4 thoughts on “Conrad’s darkness

  1. i still carry with me when Marlowe explains to the reader how he was fascinated by the dark spot of central Africa, as if that spot were a vacuum drawing him to it. That terrifies me for some reason, i think due to man being that way inclined, drawn to the treacherous, to taking unnecessary risks that put others in danger, The native who screams when he is pierced by a spear & Marlowe’s surprise due to his assumption that the negro was not able to feel pain. A powerful text is Heart of Darkness.
    You can add me to this group of pessimists. i was once a believer in perfectibility, & though i can’t prove that it isn’t possible, it seems to me we are pretty much destined to live in a state of maximum potential, though most phenomena can be boiled down to binary positions, which pretty much still means there will be those who take advantage of weakness.
    What are your thoughts on the ability of man, as a global culture, to become perfected? By which i mean, a society that is stable & in which everyone lives free, sheltered & has a full belly.

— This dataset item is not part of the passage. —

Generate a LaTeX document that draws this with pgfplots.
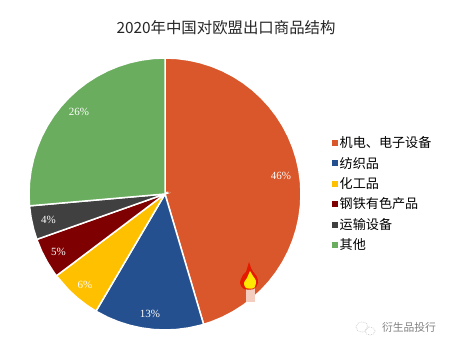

    1. Perfectibility is a dangerous idea – it has been a motor for cruelty and destruction in pursuit of the ideal society, as much as the more modest aims that you identify. Perfectibility is a hard line among the many myths of progress, and I do not believe in them.
      John Gray, the same reviewer of Conrad’s book, begins his The Silence of Animals: On progress and other myths, with another Conrad story, before going on to locate faith in the future as part of the Christian eschatological tradition. The myth of progress transforms the meaning of history “But from being a succession of cycles like the seasons, history came to be seen as a story of redemption and salvation., and in modern times salvation became identified with the increase of knowledge and power.”
      So, I do not believe in perfectibility of the human animal: culture cannot eliminate, even if it can curb, the traits and instincts that we have.
      Still, the aims of perfectibility as you define it – “free, sheltered and a full belly” – seem modest. To deny progress ought not mean denying all scope for concrete improvement in our lives. We may have more success achieving shelter and a full belly for all. Have we not seen billions of people over the last 30 years – with the growth of wealth of China and India and other developing countries – lifted out of poverty? But freedom for all and a stable society could be contradictory aims. Perhaps that contradiction explains the simultaneous conflicts in the rich liberal democracies around both identity politics and the populist backlash against elite driven, libertarian economic innovation?

  2. Some great information here. Seems so obvious that the myth of progress comes out of the Christian eschatological tradition. i’d never thought of it though.
    i wish i had more to add, but you’ve answered my query, dare i say, perfectly.
    Still, a lot for me to process here, i can sense some of this finding a nook in the new poems i am writing. So i must thank you for that.